The Citizenship Amendment Act, 2019, specifically aims to provide a pathway to Indian citizenship for persecuted minorities from Afghanistan, Bangladesh, and Pakistan. The act covers Hindus, Sikhs, Buddhists, Jains, Parsis, and Christians who entered India on or before December 31, 2014. The rationale behind the CAA is to offer protection and citizenship to those who have fled religious persecution in their home countries. Providing shelter to persecuted minorities, especially in the context of the Citizenship Amendment Act (CAA) notified by India, holds significance for several reasons that are both humanitarian and political.

At its core, offering refuge to persecuted minorities is a humanitarian act. Many of these individuals and families face violence, discrimination, and the threat of death in their home countries due to their religious beliefs or ethnic backgrounds. Providing them with a safe haven not only protects their basic human rights but also affirms the international principle of asylum, which is intended to protect individuals from persecution.

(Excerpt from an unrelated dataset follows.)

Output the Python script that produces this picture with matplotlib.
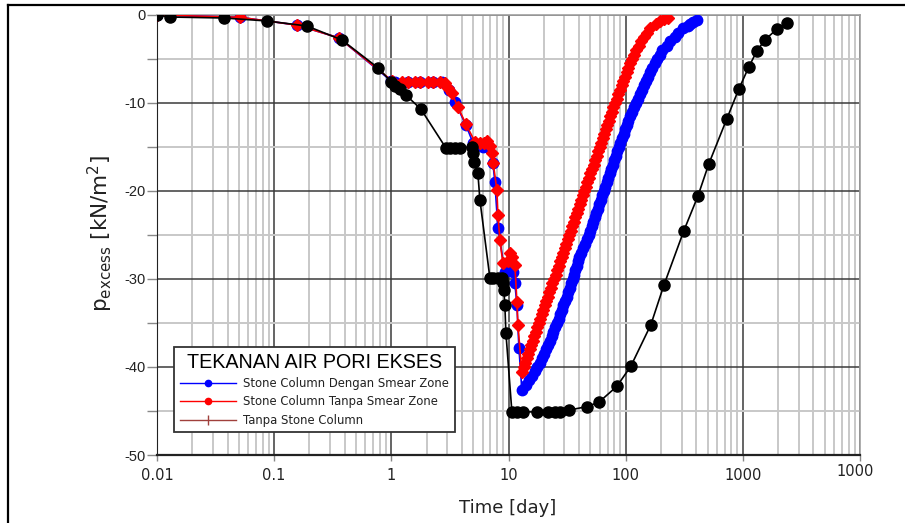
import matplotlib
matplotlib.use('Agg')
import matplotlib.pyplot as plt
from matplotlib.lines import Line2D
from matplotlib.ticker import FixedLocator, NullFormatter
from matplotlib.transforms import Bbox, TransformedBbox

# --- data ---
# Stone Column Dengan Smear Zone (biru): turun lalu naik
t_smear_turun = [0.01, 0.051, 0.156, 0.357, 1.0, 1.073, 1.386, 1.754, 2.264, 2.7, 3.1, 3.49, 4.33,
                 5.0, 5.7, 6.05, 6.6, 7.36, 7.65, 8.12, 9.31, 10.2, 10.9, 11.34, 11.8, 12.27, 13.0]
p_smear_turun = [0, -0.26, -1.14, -2.6, -7.5, -7.6, -7.6, -7.6, -7.6, -7.6, -8.5, -9.9, -12.5,
                 -14.6, -14.8, -15.0, -15.0, -16.8, -19.0, -24.2, -29.2, -28.9, -29.2, -30.5, -33.0, -37.8, -42.6]
t_smear_naik = [14.05, 14.99, 16.0, 16.8, 17.65, 18.5, 19.4, 20.19, 21.02, 21.73, 22.47, 23.32,
                24.21, 25.18, 26.19, 26.97, 27.78, 28.61, 29.46, 30.37, 31.31, 32.31, 33.34, 34.35,
                35.38, 36.29, 37.22, 38.18, 39.17, 40.34, 41.55, 43.26, 45.03, 46.6, 48.23, 49.68,
                51.17, 52.8, 54.49, 56.07, 57.7, 59.36, 61.07, 62.89, 64.76, 66.83, 68.97, 71.04,
                73.17, 75.43, 77.77, 80.17, 82.64, 85.04, 87.5, 90.3, 93.2, 96.15, 99.2, 102.35,
                105.6, 109.2, 112.9, 117.3, 121.9, 126.7, 131.7, 136.8, 142.1, 147.8, 153.8, 160.6,
                167.7, 176.8, 186.4, 194.7, 203.3, 224.7, 241.2, 261.3, 281.1, 307.6, 339.5, 353.0,
                374.5, 405.1]
p_smear_naik = [-42, -41.5, -41, -40.5, -40, -39.5, -39, -38.5, -38, -37.5, -37, -36.5,
                -36, -35.5, -35, -34.5, -34, -33.5, -33, -32.5, -32, -31.5, -31, -30.5,
                -30, -29.5, -29, -28.5, -28, -27.5, -27, -26.5, -26, -25.5, -25, -24.5,
                -24, -23.5, -23, -22.5, -22, -21.5, -21, -20.5, -20, -19.5, -19, -18.5,
                -18, -17.5, -17, -16.5, -16, -15.5, -15, -14.5, -14, -13.5, -13, -12.5,
                -12, -11.5, -11, -10.5, -10, -9.5, -9, -8.5, -8, -7.5, -7, -6.5,
                -6, -5.5, -5, -4.5, -4, -3.5, -3, -2.5, -2, -1.5, -1.2, -1,
                -0.8, -0.57]

# Stone Column Tanpa Smear Zone (merah)
t_merah_turun = [0.01, 0.051, 0.156, 0.357, 1.02, 1.232, 1.386, 1.591, 1.754, 2.052, 2.264, 2.598,
                 2.866, 3.04, 3.29, 3.7, 4.33, 5.17, 5.7, 6.2, 6.54, 6.94, 7.21, 7.4, 7.96, 8.12,
                 8.45, 8.96, 9.88, 10.4, 10.69, 11.34, 11.8, 12.03, 13.0]
p_merah_turun = [0, -0.26, -1.14, -2.6, -7.5, -7.6, -7.6, -7.6, -7.6, -7.6, -7.6, -7.6,
                 -7.7, -8.3, -8.9, -10.45, -12.4, -14.4, -14.6, -14.5, -14.3, -14.9, -15.7, -16.8, -19.9, -22.7,
                 -25.6, -28.2, -28.0, -27.1, -27.5, -28.4, -32.6, -35.2, -40.6]
t_merah_naik = [13.45, 13.87, 14.3, 14.73, 15.17, 15.64, 16.12, 16.6, 17.1, 17.61, 18.14, 18.7,
                19.28, 19.86, 20.45, 21.08, 21.73, 22.38, 23.05, 23.74, 24.45, 25.2, 25.98, 26.76,
                27.56, 28.41, 29.29, 30.17, 31.07, 32.0, 32.96, 33.98, 35.03, 36.07, 37.15, 38.29,
                39.47, 40.66, 41.88, 43.17, 44.51, 45.84, 47.21, 48.62, 50.08, 51.63, 53.22, 54.81,
                56.45, 58.2, 60.0, 61.77, 63.6, 65.52, 67.5, 69.57, 71.7, 73.87, 76.1, 78.46,
                80.9, 83.56, 86.3, 89.25, 92.3, 95.4, 98.6, 101.9, 105.4, 109.5, 113.8, 118.6,
                123.7, 129.3, 135.1, 143.0, 151.4, 160.9, 181.1, 195.8, 212.0, 229.2]
p_merah_naik = [-40, -39.5, -39, -38.5, -38, -37.5, -37, -36.5, -36, -35.5, -35, -34.5,
                -34, -33.5, -33, -32.5, -32, -31.5, -31, -30.5, -30, -29.5, -29, -28.5,
                -28, -27.5, -27, -26.5, -26, -25.5, -25, -24.5, -24, -23.5, -23, -22.5,
                -22, -21.5, -21, -20.5, -20, -19.5, -19, -18.5, -18, -17.5, -17, -16.5,
                -16, -15.5, -15, -14.5, -14, -13.5, -13, -12.5, -12, -11.5, -11, -10.5,
                -10, -9.5, -9, -8.5, -8, -7.5, -7, -6.5, -6, -5.5, -5, -4.5,
                -4, -3.5, -3, -2.5, -2, -1.5, -1, -0.7, -0.5, -0.34]

# Tanpa Stone Column (hitam)
t_tanpa_sc = [0.01, 0.0129, 0.0373, 0.0869, 0.1905, 0.379, 0.769, 1.0, 1.073, 1.184, 1.332, 1.789,
              2.92, 3.16, 3.49, 3.85, 4.87, 4.97, 5.07, 5.48, 5.7, 6.94, 7.36, 8.12, 8.78, 8.96,
              9.14, 9.31, 9.5, 10.69, 11.8, 13.3, 17.5, 21.7, 24.9, 27.5, 32.8, 46.7, 59.1, 84.1,
              110.8, 164, 212, 314, 413, 513, 730, 925, 1125, 1316, 1541, 1951, 2373]
p_tanpa_sc = [0, -0.23, -0.34, -0.68, -1.25, -2.84, -6.0, -7.6, -8.07, -8.4, -9.1, -10.7,
              -15.1, -15.1, -15.1, -15.1, -15.0, -15.7, -16.7, -18.0, -21.0, -29.9, -29.9, -29.9, -29.9, -30.5,
              -31.25, -33.0, -36.1, -45.1, -45.1, -45.1, -45.1, -45.1, -45.1, -45.1, -44.9, -44.5, -44.0, -42.2,
              -39.9, -35.2, -30.7, -24.5, -20.6, -16.9, -11.8, -8.4, -5.9, -4.1, -2.84, -1.6, -0.9]

x_ticks = [0.01, 0.1, 1, 10, 100, 1000, 10000]
x_labels = ['0.01', '0.1', '1', '10', '100', '1000', '']
y_ticks = [0, -10, -20, -30, -40, -50]
y_labels = ['0', '-10', '-20', '-30', '-40', '-50']

legend_labels = ['Stone Column Dengan Smear Zone', 'Stone Column Tanpa Smear Zone', 'Tanpa Stone Column']

W, H = 905, 523
fig = plt.figure(figsize=(W / 100, H / 100), dpi=100)
ax = fig.add_axes([157 / W, 1 - 455 / H, (860 - 157) / W, (455 - 15) / H])

ax.plot(t_smear_turun + t_smear_naik, p_smear_turun + p_smear_naik, '-o', color='blue',
        ms=7.5, lw=1.2, zorder=3)
ax.plot(t_merah_turun + t_merah_naik, p_merah_turun + p_merah_naik, '-D', color='red',
        ms=6, lw=1.2, zorder=4)
ax.plot(t_tanpa_sc, p_tanpa_sc, '-o', color='black', ms=8, lw=1.2, zorder=5)

ax.set_xscale('log')
ax.set_xlim(0.01, 10000)
ax.set_ylim(-50, 0)

ax.xaxis.set_major_locator(FixedLocator(x_ticks))
ax.xaxis.set_ticklabels(x_labels)
minor_x = [m * 10.0 ** e for e in range(-2, 4) for m in range(2, 10)]
ax.xaxis.set_minor_locator(FixedLocator(minor_x))
ax.xaxis.set_minor_formatter(NullFormatter())
ax.yaxis.set_major_locator(FixedLocator(y_ticks))
ax.yaxis.set_ticklabels(y_labels)
ax.yaxis.set_minor_locator(FixedLocator([-5, -15, -25, -35, -45]))

ax.set_axisbelow(True)
ax.grid(which='minor', color='#c8c8c8', lw=1.4)
ax.grid(which='major', color='#3a3a3a', lw=1.1)

for s in ['top', 'right']:
    ax.spines[s].set_color('#a0a0a0')
    ax.spines[s].set_linewidth(1.2)
ax.spines['left'].set_color('#222222')
ax.spines['bottom'].set_color('#222222')
ax.spines['bottom'].set_linewidth(1.6)

ax.tick_params(axis='x', which='major', length=4, width=1, color='#888888', pad=5,
               labelsize=10.5, labelcolor='#222222')
ax.tick_params(axis='x', which='minor', length=0)
ax.tick_params(axis='y', which='both', length=7, width=1, color='#888888', pad=1,
               labelsize=10.5, labelcolor='#222222')
for lab in ax.get_yticklabels():
    lab.set_family('Liberation Sans')

# last x label is cut by the picture edge in the original
t = fig.text(860 / W, 1 - 471 / H, '10000', ha='center', va='center', fontsize=10.5, color='#222222')
t.set_clip_box(TransformedBbox(Bbox([[0, 0], [873 / W, 1]]), fig.transFigure))
t.set_clip_on(True)

fig.text(508 / W, 1 - 508 / H, 'Time [day]', ha='center', va='center', fontsize=13, color='#222222')
fig.text(100 / W, 1 - 234 / H, r'p$_{\mathregular{excess}}$ [kN/m$^{\mathregular{2}}$]', rotation=90,
         ha='center', va='center', fontsize=15.5, color='#222222')

handles = [Line2D([], [], color='blue', marker='o', ms=4.5, lw=1),
           Line2D([], [], color='red', marker='o', ms=4.5, lw=1),
           Line2D([], [], color='#a0403c', marker='|', ms=7, lw=1)]
leg = ax.legend(handles, legend_labels, title='TEKANAN AIR PORI EKSES', loc='upper left',
                bbox_to_anchor=((174 - 157) / 703, 1 - (347 - 15) / 440), fancybox=False,
                edgecolor='#333333', framealpha=1, prop={'family': 'DejaVu Sans', 'size': 8.4},
                title_fontproperties={'family': 'Liberation Sans', 'size': 14.2},
                handlelength=4.8, handletextpad=0.6, labelspacing=0.45, borderpad=0.5,
                borderaxespad=0)
leg.get_frame().set_linewidth(1.3)
leg.set_zorder(10)
for txt in leg.get_texts():
    txt.set_color('#222222')

# outer frame of the screenshot
fig.add_artist(Line2D([8 / W, 8 / W], [0, 1 - 5 / H], color='black', lw=1.6, transform=fig.transFigure))
fig.add_artist(Line2D([8 / W, 1], [1 - 5 / H, 1 - 5 / H], color='black', lw=1.6, transform=fig.transFigure))

plt.savefig('out.png', dpi=100)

Although India is not a signatory to the 1951 Refugee Convention and its 1967 Protocol, providing shelter to persecuted minorities aligns with the Universal Declaration of Human Rights, which asserts the right to seek and enjoy asylum from persecution in other countries. By aiding those in need, India can bolster its international reputation and demonstrate its commitment to upholding human rights standards.

By offering refuge to persecuted minorities, India reinforces its identity as a pluralistic and democratic society that values the protection of all individuals, regardless of their religion or ethnicity. This act can strengthen the social fabric of the country by fostering a culture of tolerance and inclusivity.

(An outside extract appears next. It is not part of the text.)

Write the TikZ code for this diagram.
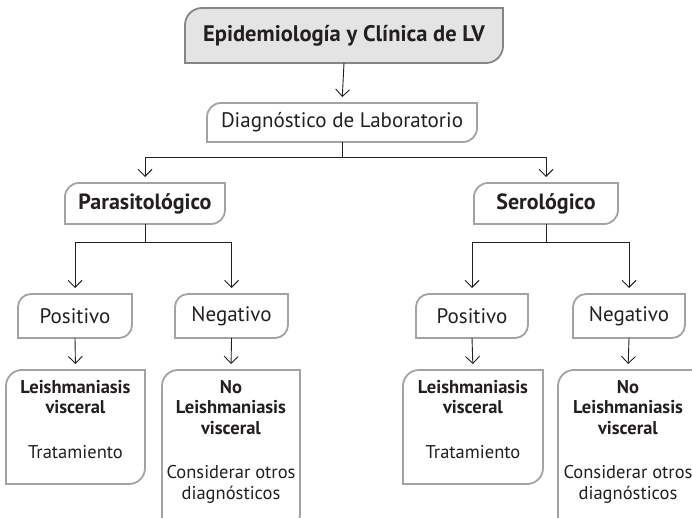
\documentclass[tikz,border=0pt]{standalone}
\usepackage{fontspec}
\setmainfont{PT Sans}
\usetikzlibrary{arrows.meta}
\definecolor{edge}{HTML}{A3A3A3}
\definecolor{topedge}{HTML}{858585}
\definecolor{topfill}{HTML}{E4E4E4}
\definecolor{ink}{HTML}{231F20}
\newcommand{\shapeit}[3][]{%
  \draw[boxline,#1] (#2.south west) -- ([yshift=-#3]#2.north west)
    arc[start angle=180,end angle=90,radius=#3] -- (#2.north east)
    -- ([yshift=#3]#2.south east)
    arc[start angle=0,end angle=-90,radius=#3] -- cycle;}
\tikzset{
  geom/.style={draw=none, inner sep=0pt, outer sep=0pt},
  boxline/.style={draw=edge, line width=1.8pt},
  bigtxt/.style={text=ink, inner sep=0pt, font=\fontsize{21}{25}\selectfont},
  boldtxt/.style={text=ink, inner sep=0pt, font=\fontsize{22}{26}\selectfont\bfseries},
  smalltxt/.style={text=ink, inner sep=0pt, align=center, anchor=north, font=\fontsize{18.5}{20.5}\selectfont},
  arr/.style={draw=ink, line width=0.9pt, -{Straight Barb[length=7pt,width=14pt]}, shorten >=6pt},
  conn/.style={draw=ink, line width=0.9pt}
}
\begin{document}
\begin{tikzpicture}[x=1pt,y=1pt]
\useasboundingbox (0,0) rectangle (692,-518);
\clip (0,0) rectangle (692,-518);
% geometry of boxes
\node[geom, minimum width=318pt, minimum height=55pt] (top) at (344,-35.5) {};
\node[geom, minimum width=270pt, minimum height=39pt] (diag) at (342,-122.5) {};
\node[geom, minimum width=160pt, minimum height=41pt] (para) at (145,-203.5) {};
\node[geom, minimum width=144pt, minimum height=41pt] (sero) at (546,-203.5) {};
\node[geom, minimum width=114pt, minimum height=44pt] (posL) at (75,-316) {};
\node[geom, minimum width=113pt, minimum height=44pt] (negL) at (231.5,-316) {};
\node[geom, minimum width=112pt, minimum height=44pt] (posR) at (472,-316) {};
\node[geom, minimum width=112pt, minimum height=44pt] (negR) at (629,-316) {};
\node[geom, minimum width=139pt, minimum height=114pt] (leiL) at (75.5,-427) {};
\node[geom, minimum width=138pt, minimum height=160pt] (noL) at (231,-450) {};
\node[geom, minimum width=140pt, minimum height=114pt] (leiR) at (473,-427) {};
\node[geom, minimum width=140pt, minimum height=160pt] (noR) at (628,-450) {};
% shapes
\shapeit[draw=topedge, fill=topfill]{top}{17pt}
\shapeit{diag}{14pt}
\shapeit{para}{14pt}
\shapeit{sero}{14pt}
\shapeit{posL}{13pt}
\shapeit{negL}{13pt}
\shapeit{posR}{13pt}
\shapeit{negR}{13pt}
\shapeit{leiL}{16pt}
\shapeit{noL}{16pt}
\shapeit{leiR}{16pt}
\shapeit{noR}{16pt}
% texts
\node[boldtxt, font=\fontsize{22.5}{26}\selectfont\bfseries] (ttop) at (top) {Epidemiología y Clínica de LV};
\node[bigtxt] (tdiag) at (diag) {Diagnóstico de Laboratorio};
\node[boldtxt] (tpara) at (para) {Parasitológico};
\node[boldtxt] (tsero) at (sero) {Serológico};
\node[bigtxt] (tposL) at (posL) {Positivo};
\node[bigtxt] (tnegL) at (negL) {Negativo};
\node[bigtxt] (tposR) at (posR) {Positivo};
\node[bigtxt] (tnegR) at (negR) {Negativo};
\node[smalltxt] (tleiL) at ([yshift=-10pt]leiL.north) {\textbf{Leishmaniasis}\\\textbf{visceral}\\[24pt]Tratamiento};
\node[smalltxt] (tnoL) at ([yshift=-10pt]noL.north) {\textbf{No}\\\textbf{Leishmaniasis}\\\textbf{visceral}\\[24pt]Considerar otros\\diagnósticos};
\node[smalltxt] (tleiR) at ([yshift=-10pt]leiR.north) {\textbf{Leishmaniasis}\\\textbf{visceral}\\[24pt]Tratamiento};
\node[smalltxt] (tnoR) at ([yshift=-10pt]noR.north) {\textbf{No}\\\textbf{Leishmaniasis}\\\textbf{visceral}\\[24pt]Considerar otros\\diagnósticos};
% connectors
\coordinate (dj) at (342,-157);
\coordinate (pj) at (145,-242);
\coordinate (sj) at (546,-242);
\draw[arr] (top.south) -- (diag.north);
\draw[conn] (diag.south) -- (dj);
\draw[arr] (dj) -| (para.north);
\draw[arr] (dj) -| (sero.north);
\draw[conn] (para.south) -- (pj);
\draw[arr] (pj) -| (posL.north);
\draw[arr] (pj) -| (negL.north);
\draw[conn] (sero.south) -- (sj);
\draw[arr] (sj) -| (posR.north);
\draw[arr] (sj) -| (negR.north);
\draw[arr] (posL.south) -- (leiL.north);
\draw[arr] (negL.south) -- (noL.north);
\draw[arr] (posR.south) -- (leiR.north);
\draw[arr] (negR.south) -- (noR.north);
\end{tikzpicture}
\end{document}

Providing legal pathways for persecuted minorities to seek refuge can also contribute to regional stability and security. By offering shelter and a chance for a new life, countries can reduce the likelihood of illegal immigration, which is often exploited by human traffickers and can lead to security vulnerabilities.

Refugees and asylum-seekers can, given the opportunity, contribute significantly to their host countries' societies and economies. By integrating into the workforce and participating in community life, they can help address demographic challenges, enrich cultural diversity, and contribute to the economic dynamism.

CAA also helps refugees who have been living in India. The CAA reduces the requirement for citizenship by naturalization for these specific minority groups from eleven years of residency to five years. This is intended to expedite their integration into Indian society as full citizens. Many of these refugees have been living in India without any legal status, which restricts their access to employment, education, and government services. Granting them citizenship would legitimize their status in India, allowing them to access these services and contribute more effectively to society.

Before the CAA, these individuals lived under the constant threat of deportation due to their illegal immigrant status. By providing them with a pathway to citizenship, the CAA offers protection against deportation, ensuring they can live without fear of being sent back to countries where they faced persecution. With citizenship, these refugees can enjoy the same rights as other Indian citizens, including the right to vote, own property, and access government welfare schemes. This can significantly improve their quality of life and help in their social and economic integration.

The CAA helps these refugees by giving them a sense of belonging and identity in India, where many have lived for years without official recognition. This psychological aspect is crucial for their well-being and integration into the fabric of Indian society.

It's perhaps most important to remember that CAA will have no bearing on any Indian citizen regardless of their religion. Providing shelter to persecuted minorities, as contemplated under the CAA, is a multifaceted issue that embodies India's humanitarian concerns, international image, commitment to democratic values and human rights, and interests in regional stability and security. It also reflects the complex interplay between national identity, secularism, and the country's longstanding tradition of providing refuge to those in need.